3 Samantha Ashenden objected against this crucial point (in a personal exchange) that the liberalism of fear should be understood more as a ‘mood’ than as an ‘analytical category’. I do not necessarily disagree with this characterisation; but I, nonetheless, think it is worth working out the – admittedly – analytical ambiguities of the liberalism of fear in order to clarify and improve it.

4 See also Giunia Gatta’s statement in this special issue that ‘cruelty is not simply violence: it carries with it a negative emotional connotation that Shklar intends to emphasise’ (emphasis added).

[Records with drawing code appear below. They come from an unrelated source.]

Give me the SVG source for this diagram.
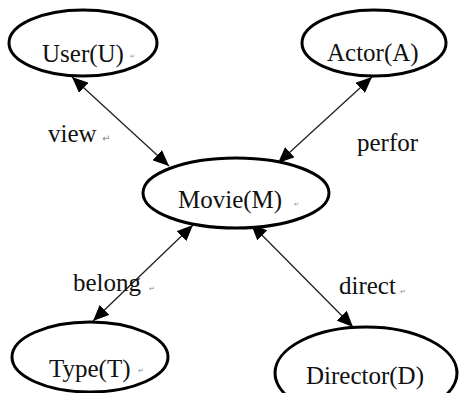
<svg xmlns="http://www.w3.org/2000/svg" width="459" height="393" viewBox="0 0 459 393">
  <style>
    .node ellipse { fill: #ffffff; stroke: #000000; stroke-width: 3; }
    .label { font-family: "Liberation Serif", "Times New Roman", serif; font-size: 25px; fill: #111111; }
    .mark { font-family: "DejaVu Sans", sans-serif; fill: #888888; }
    .edge { stroke: #222222; stroke-width: 1.3; fill: none; marker-start: url(#head); marker-end: url(#head); }
  </style>
  <defs>
    <marker id="head" viewBox="0 0 16 14" refX="16" refY="7" markerWidth="16" markerHeight="14" markerUnits="userSpaceOnUse" orient="auto-start-reverse">
      <path d="M0,0 L16,7 L0,14 Z" fill="#000000"/>
    </marker>
  </defs>

  <rect width="459" height="393" fill="#ffffff"/>

  <!-- connectors: every relation is drawn with arrowheads at both ends -->
  <g id="connectors">
    <line class="edge" x1="72" y1="77" x2="169" y2="166"/>
    <line class="edge" x1="372" y1="77" x2="278" y2="163"/>
    <line class="edge" x1="193" y1="225" x2="93" y2="321"/>
    <line class="edge" x1="251" y1="224" x2="353" y2="327"/>
  </g>

  <!-- relation labels -->
  <g id="edge-labels">
    <text class="label" x="48" y="142">view</text>
    <text class="mark" x="102" y="142" font-size="10">↵</text>
    <text class="label" x="357" y="151">perfor</text>
    <text class="label" x="73" y="291">belong</text>
    <text class="mark" x="149" y="291" font-size="7">↵</text>
    <text class="label" x="339" y="294">direct</text>
    <text class="mark" x="400" y="294" font-size="7">↵</text>
  </g>

  <g id="user" class="node">
    <ellipse cx="83" cy="43" rx="74" ry="33"/>
    <text class="label" x="42" y="62">User(U)</text>
    <text class="mark" x="130" y="58" font-size="6">↵</text>
  </g>

  <g id="actor" class="node">
    <ellipse cx="374" cy="43" rx="72" ry="33"/>
    <text class="label" x="327" y="61">Actor(A)</text>
  </g>

  <g id="movie" class="node">
    <ellipse cx="236" cy="193" rx="93" ry="35"/>
    <text class="label" x="178" y="208">Movie(M)</text>
    <text class="mark" x="294" y="206" font-size="6">↵</text>
  </g>

  <g id="type" class="node">
    <ellipse cx="90" cy="357" rx="78" ry="35"/>
    <text class="label" x="49" y="377">Type(T)</text>
    <text class="mark" x="138" y="373" font-size="7">↵</text>
  </g>

  <g id="director" class="node">
    <ellipse cx="366" cy="373" rx="91" ry="46"/>
    <text class="label" x="306" y="384">Director(D)</text>
  </g>
</svg>
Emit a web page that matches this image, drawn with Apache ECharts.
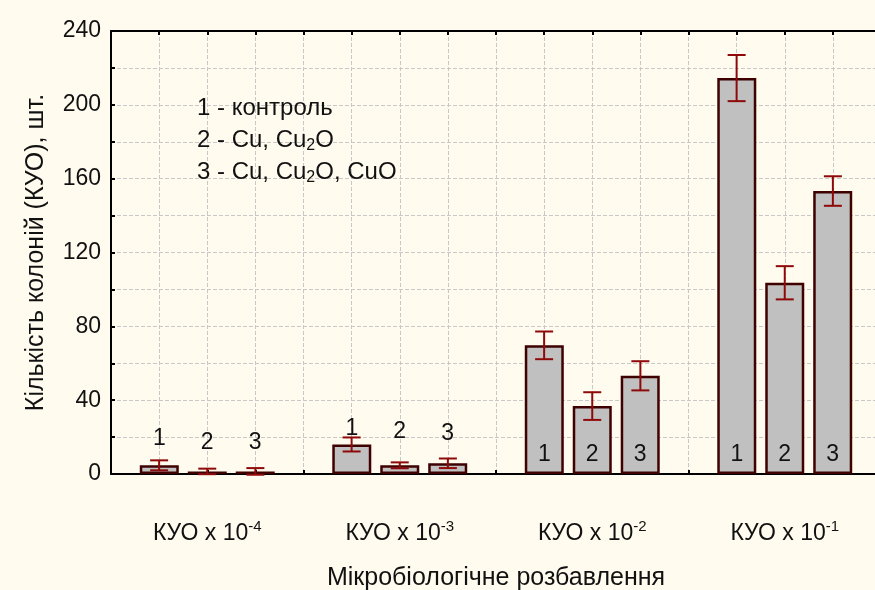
<!DOCTYPE html>
<html><head><meta charset="utf-8">
<script src="https://cdn.jsdelivr.net/npm/echarts@6/dist/echarts.min.js"></script>
<style>html,body{margin:0;padding:0;background:#FFFBEF;}#c{width:875px;height:590px;}</style>
</head><body><div id="c"></div>
<script>
// ---- data ----
const categoryBase = ['КУО x 10', 'КУО x 10', 'КУО x 10', 'КУО x 10'];
const categoryExp = ['-4', '-3', '-2', '-1'];
const seriesNames = ['1', '2', '3'];
const control = [4.7, 16.0, 69.7, 214.5];
const cuCu2O = [1.4, 4.7, 36.8, 103.6];
const cuCu2OCuO = [1.4, 5.8, 53.2, 153.3];
const errControl = [2.7, 3.8, 7.5, 12.5];
const errCuCu2O = [1.5, 1.6, 7.5, 9.0];
const errCuCu2OCuO = [1.8, 2.6, 7.9, 8.0];
const yTicks = [0, 40, 80, 120, 160, 200, 240];
const legendLines = ['1 - контроль', '2 - Cu, Cu{sub|2}O', '3 - Cu, Cu{sub|2}O, CuO'];

const values = [control, cuCu2O, cuCu2OCuO];
const errs = [errControl, errCuCu2O, errCuCu2OCuO];
// label distances above bars for the two leftmost groups (style)
const topLabelDist = [[15, 4], [17, 22], [17, 18]];

const FONT = '"Liberation Sans", Arial, sans-serif';
const FS = 23;
const chart = echarts.init(document.getElementById('c'));

const barSeries = values.map((vals, s) => ({
  type: 'bar',
  name: seriesNames[s],
  xAxisIndex: 0, yAxisIndex: 0,
  barWidth: 39,
  barGap: '23%',
  itemStyle: { color: '#C0C0C0', borderColor: '#3F0000', borderWidth: 2.5 },
  data: vals.map((v, g) => ({
    value: v,
    label: g < 2
      ? { show: true, position: 'top', distance: topLabelDist[s][g], formatter: seriesNames[s], fontSize: FS, color: '#111', fontFamily: FONT }
      : { show: true, position: 'insideBottom', distance: 8, formatter: seriesNames[s], fontSize: FS, color: '#111', fontFamily: FONT }
  })),
  z: 2
}));

const errData = [];
values.forEach((vals, s) => vals.forEach((v, g) => errData.push([g, v - errs[s][g], v + errs[s][g], s])));

const errSeries = {
  type: 'custom',
  xAxisIndex: 0, yAxisIndex: 0,
  z: 5,
  renderItem: function (params, api) {
    const g = api.value(0), lo = api.value(1), hi = api.value(2), s = api.value(3);
    const slot = api.size([1, 0])[0] / 4;
    const pLo = api.coord([g, Math.max(lo, 0)]);
    const pHi = api.coord([g, hi]);
    const x = pLo[0] + (s - 1) * slot;
    const hw = 9;
    const st = { stroke: '#8E0A0A', lineWidth: 2 };
    const yl = api.coord([g, lo])[1];
    return { type: 'group', children: [
      { type: 'line', shape: { x1: x, y1: pLo[1], x2: x, y2: pHi[1] }, style: st },
      { type: 'line', shape: { x1: x - hw, y1: pHi[1], x2: x + hw, y2: pHi[1] }, style: st },
      { type: 'line', shape: { x1: x - hw, y1: yl, x2: x + hw, y2: yl }, style: st }
    ]};
  },
  encode: { x: 0, y: [1, 2] },
  data: errData
};

chart.setOption({
  backgroundColor: '#FFFBEF',
  animation: false,
  textStyle: { fontFamily: FONT },
  grid: { left: 111, top: 31, width: 770, bottom: 116, containLabel: false, outerBoundsMode: 'none' },
  xAxis: [
    {
      type: 'category', data: categoryBase.map((b, i) => b + i), position: 'bottom',
      axisLine: { lineStyle: { color: '#000', width: 2 } },
      axisTick: { show: false },
      axisLabel: {
        margin: 45,
        formatter: (val, i) => '{b|' + categoryBase[i] + '}{s|' + categoryExp[i] + '}',
        rich: {
          b: { fontSize: FS, color: '#111', fontFamily: FONT },
          s: { fontSize: 15, color: '#111', fontFamily: FONT, padding: [0, 0, 14, 0] }
        }
      },
      splitLine: { show: false },
      name: 'Мікробіологічне розбавлення', nameLocation: 'middle', nameGap: 92,
      nameTextStyle: { fontSize: 25, color: '#111', fontFamily: FONT }
    },
    {
      type: 'value', min: 0, max: 16, interval: 1, position: 'top',
      axisLine: { show: true, lineStyle: { color: '#000', width: 2 } },
      axisTick: { show: true, inside: true, length: 4, lineStyle: { color: '#000', width: 2 } },
      axisLabel: { show: false },
      splitLine: { show: true, lineStyle: { type: 'dashed', color: '#C8C8C8', width: 1 } }
    },
    {
      type: 'value', min: 0, max: 16, interval: 1, position: 'bottom',
      axisLine: { show: false },
      axisTick: { show: true, inside: true, length: 4, lineStyle: { color: '#000', width: 2 } },
      axisLabel: { show: false },
      splitLine: { show: false }
    }
  ],
  yAxis: [{
    type: 'value', min: 0, max: 240, interval: 20,
    axisLine: { show: true, lineStyle: { color: '#000', width: 2 } },
    axisTick: { show: true, inside: true, length: 4, lineStyle: { color: '#000', width: 2 } },
    axisLabel: {
      margin: 10, fontSize: FS, color: '#111', fontFamily: FONT,
      formatter: v => yTicks.indexOf(v) >= 0 ? String(v) : ''
    },
    splitLine: { show: true, lineStyle: { type: 'dashed', color: '#C8C8C8', width: 1 } },
    name: 'Кількість колоній (КУО), шт.', nameLocation: 'middle', nameGap: 62,
    nameTextStyle: { fontSize: 25, color: '#111', fontFamily: FONT }
  }],
  graphic: legendLines.map((t, i) => ({
    type: 'text', left: 197, top: 96 + i * 32,
    style: {
      text: '{m|' + t.replace(/\{sub\|2\}/g, '}{sub|2}{m|') + '}',
      rich: {
        m: { fontSize: 24, fill: '#111', fontFamily: FONT },
        sub: { fontSize: 16, fill: '#111', fontFamily: FONT, padding: [12, 0, 0, 0] }
      }
    },
    z: 10
  })),
  series: [...barSeries, errSeries]
});
</script></body></html>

5 I am well aware that this is a controversial claim, and some might argue that non-psychological accounts of cruelty are indeed possible. Nonetheless, a survey of the (sparse) contemporary literature on ‘cruelty’ supports my argument that most (if not all) authors explicitly link cruelty to the psyche of the perpetrator; see Taylor (Citation2009), Baron-Cohen (2012), Baumeister (2015). See also the particularly illuminating interview with Paul Bloom (https://fivebooks.com/best-books/cruelty-and-evil-paul-bloom/).

6 This is also confirmed by the definition of cruelty in the Oxford English Dictionary: ‘a disposition to inflict suffering; delight or indifference to another’s pain; merciless, hard-heartedness … ’.

7 I wish to avoid a potential misunderstanding here. Shklar was not particularly interested in evil as a religious idea. But she was also not hesitant to use the language of evil due to its (alleged) religious connotations. In fact, she writes in one of her essays: ‘I began work on political obligation to getting away from my preoccupation with political evil, but I soon found out better’ (1998: 38). My argument is that despite her claim to be ‘preoccupied with political evil’, she fails to treat evil (especially political evil) as a distinctive phenomenon of moral-political life.

8 The classic definition of humanitarian intervention is ‘the threat or use of force across state borders by a state (or group of states) aimed at preventing or ending widespread and grave violations of the fundamental human rights of individuals other than its own citizens, without the permission of the state within whose territory force is applied’ (Holzgrefe Citation2010: 18).

9 I could refer to the literature on ‘global justice’ here but I think an even better example is the literature on ‘just war’, which almost exclusively relies on the language of justice and eschews the language of evil.